--- DATA EXCERPT ---
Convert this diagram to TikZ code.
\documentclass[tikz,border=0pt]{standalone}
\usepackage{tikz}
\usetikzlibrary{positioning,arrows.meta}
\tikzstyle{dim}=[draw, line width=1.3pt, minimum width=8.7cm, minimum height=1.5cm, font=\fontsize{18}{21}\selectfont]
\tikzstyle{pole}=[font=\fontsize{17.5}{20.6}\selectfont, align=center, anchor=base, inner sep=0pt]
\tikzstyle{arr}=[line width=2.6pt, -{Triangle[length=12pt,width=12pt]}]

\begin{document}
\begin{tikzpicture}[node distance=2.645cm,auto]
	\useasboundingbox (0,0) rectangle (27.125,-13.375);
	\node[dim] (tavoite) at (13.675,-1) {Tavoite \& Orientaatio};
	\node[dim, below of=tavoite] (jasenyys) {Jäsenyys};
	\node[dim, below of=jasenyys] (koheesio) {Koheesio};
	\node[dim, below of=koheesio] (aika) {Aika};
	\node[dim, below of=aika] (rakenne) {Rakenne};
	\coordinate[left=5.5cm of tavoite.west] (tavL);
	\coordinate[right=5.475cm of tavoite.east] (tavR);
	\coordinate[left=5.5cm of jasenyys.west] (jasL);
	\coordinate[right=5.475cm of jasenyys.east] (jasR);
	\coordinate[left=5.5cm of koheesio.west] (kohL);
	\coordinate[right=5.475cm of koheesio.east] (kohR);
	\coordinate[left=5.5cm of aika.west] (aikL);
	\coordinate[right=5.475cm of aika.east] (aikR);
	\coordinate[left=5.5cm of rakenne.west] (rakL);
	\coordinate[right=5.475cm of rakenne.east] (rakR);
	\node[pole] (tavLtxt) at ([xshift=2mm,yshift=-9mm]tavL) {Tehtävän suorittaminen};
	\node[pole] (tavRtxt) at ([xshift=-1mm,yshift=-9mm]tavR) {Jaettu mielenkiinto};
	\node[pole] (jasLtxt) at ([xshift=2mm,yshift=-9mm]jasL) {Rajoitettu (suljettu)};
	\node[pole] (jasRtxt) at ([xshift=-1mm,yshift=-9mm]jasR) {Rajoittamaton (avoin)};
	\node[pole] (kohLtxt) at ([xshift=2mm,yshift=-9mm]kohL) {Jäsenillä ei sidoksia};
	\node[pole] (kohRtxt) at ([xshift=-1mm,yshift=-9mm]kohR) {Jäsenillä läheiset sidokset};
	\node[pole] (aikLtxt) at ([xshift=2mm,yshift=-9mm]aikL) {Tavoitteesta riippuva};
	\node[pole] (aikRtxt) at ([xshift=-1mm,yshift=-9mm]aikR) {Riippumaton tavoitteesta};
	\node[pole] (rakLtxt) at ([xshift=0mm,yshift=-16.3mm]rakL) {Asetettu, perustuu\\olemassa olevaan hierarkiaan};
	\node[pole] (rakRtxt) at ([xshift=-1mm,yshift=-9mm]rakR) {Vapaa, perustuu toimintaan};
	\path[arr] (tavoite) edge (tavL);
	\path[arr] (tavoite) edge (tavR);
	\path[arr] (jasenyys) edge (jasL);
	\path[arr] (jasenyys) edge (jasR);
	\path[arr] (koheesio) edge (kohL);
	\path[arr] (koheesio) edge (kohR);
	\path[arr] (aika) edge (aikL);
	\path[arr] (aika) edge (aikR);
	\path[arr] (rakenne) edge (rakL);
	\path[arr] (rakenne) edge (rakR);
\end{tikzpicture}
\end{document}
---
## REQUIREMENT
All of the data needs to be printed once more, exactly.

## RESPONSE TO THIS EXERCISE
Convert this diagram to TikZ code.
\documentclass[tikz,border=0pt]{standalone}
\usepackage{tikz}
\usetikzlibrary{positioning,arrows.meta}
\tikzstyle{dim}=[draw, line width=1.3pt, minimum width=8.7cm, minimum height=1.5cm, font=\fontsize{18}{21}\selectfont]
\tikzstyle{pole}=[font=\fontsize{17.5}{20.6}\selectfont, align=center, anchor=base, inner sep=0pt]
\tikzstyle{arr}=[line width=2.6pt, -{Triangle[length=12pt,width=12pt]}]

\begin{document}
\begin{tikzpicture}[node distance=2.645cm,auto]
	\useasboundingbox (0,0) rectangle (27.125,-13.375);
	\node[dim] (tavoite) at (13.675,-1) {Tavoite \& Orientaatio};
	\node[dim, below of=tavoite] (jasenyys) {Jäsenyys};
	\node[dim, below of=jasenyys] (koheesio) {Koheesio};
	\node[dim, below of=koheesio] (aika) {Aika};
	\node[dim, below of=aika] (rakenne) {Rakenne};
	\coordinate[left=5.5cm of tavoite.west] (tavL);
	\coordinate[right=5.475cm of tavoite.east] (tavR);
	\coordinate[left=5.5cm of jasenyys.west] (jasL);
	\coordinate[right=5.475cm of jasenyys.east] (jasR);
	\coordinate[left=5.5cm of koheesio.west] (kohL);
	\coordinate[right=5.475cm of koheesio.east] (kohR);
	\coordinate[left=5.5cm of aika.west] (aikL);
	\coordinate[right=5.475cm of aika.east] (aikR);
	\coordinate[left=5.5cm of rakenne.west] (rakL);
	\coordinate[right=5.475cm of rakenne.east] (rakR);
	\node[pole] (tavLtxt) at ([xshift=2mm,yshift=-9mm]tavL) {Tehtävän suorittaminen};
	\node[pole] (tavRtxt) at ([xshift=-1mm,yshift=-9mm]tavR) {Jaettu mielenkiinto};
	\node[pole] (jasLtxt) at ([xshift=2mm,yshift=-9mm]jasL) {Rajoitettu (suljettu)};
	\node[pole] (jasRtxt) at ([xshift=-1mm,yshift=-9mm]jasR) {Rajoittamaton (avoin)};
	\node[pole] (kohLtxt) at ([xshift=2mm,yshift=-9mm]kohL) {Jäsenillä ei sidoksia};
	\node[pole] (kohRtxt) at ([xshift=-1mm,yshift=-9mm]kohR) {Jäsenillä läheiset sidokset};
	\node[pole] (aikLtxt) at ([xshift=2mm,yshift=-9mm]aikL) {Tavoitteesta riippuva};
	\node[pole] (aikRtxt) at ([xshift=-1mm,yshift=-9mm]aikR) {Riippumaton tavoitteesta};
	\node[pole] (rakLtxt) at ([xshift=0mm,yshift=-16.3mm]rakL) {Asetettu, perustuu\\olemassa olevaan hierarkiaan};
	\node[pole] (rakRtxt) at ([xshift=-1mm,yshift=-9mm]rakR) {Vapaa, perustuu toimintaan};
	\path[arr] (tavoite) edge (tavL);
	\path[arr] (tavoite) edge (tavR);
	\path[arr] (jasenyys) edge (jasL);
	\path[arr] (jasenyys) edge (jasR);
	\path[arr] (koheesio) edge (kohL);
	\path[arr] (koheesio) edge (kohR);
	\path[arr] (aika) edge (aikL);
	\path[arr] (aika) edge (aikR);
	\path[arr] (rakenne) edge (rakL);
	\path[arr] (rakenne) edge (rakR);
\end{tikzpicture}
\end{document}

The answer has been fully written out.